My Favorite Brush Pens and Markers for Modern Calligraphy

You’ve probably noticed by now that I love to do modern calligraphy with brush pens and markers, and I think they are fantastic for those just starting out – I share my recommendations for beginners here. Today, I’m sharing my personal favorite brush pens and markers. Some will be repeats of my beginner’s list – just goes to show that, while investing in more and different tools can be fun, you don’t need an extensive or expensive collection of pens and markers to perfect this craft. Let’s get to it!

I had to start this list out with the Tombow Fudenosuke, which I’ve talked about in several other posts. This pen comes in a hard tip and a soft tip version. When I was a new calligrapher, I strongly preferred the hard tip because it was easier for me, a newbie, to control. Nowadays, I tend to prefer the soft tip!
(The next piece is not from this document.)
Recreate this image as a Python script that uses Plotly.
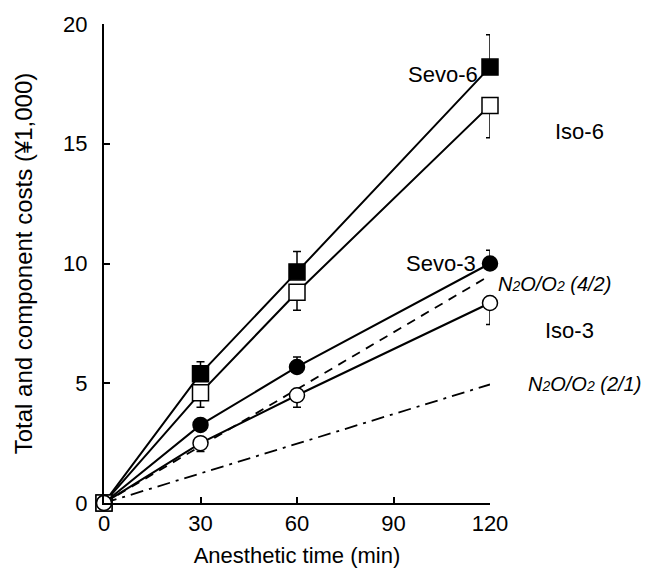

Next up is another Tombow product – the Dual Tip. This one is cool because, as the name implies, it’s a double-ended marker. One end is black and the other is gray. As you learned in my last post, I am a sucker for a good gray pen! These tips are smaller and more flexible than even the soft tip Fude.

Sakura Koi brush markers come in a wide range of colors and have a beautiful finish. I think they produce the best natural ombré effect on smooth paper – you can see it in the photo a bit. I really like the size and flex of the brush, and of the what I would consider “intermediate”-level brush markers, I find these the easiest to control. These are also the Goldilocks of markers in my opinion – not too thin, not too thick – they’re just right.

Ecoline Watercolor Brush Markers are the famous Ecoline watercolor inks in marker form. These are great for when you want to use paint but don’t have the time or space to break out the paints, brushes, etc. They’re super thick and juicy (yep, talking about markers here), so I like to use these if I’m making a card and need to write out one bold message, like “Happy Birthday”. I will suggest you only use these on heftier paper – as you can see in my example, these markers are so saturated that they bleed and pool on thin, smooth marker paper.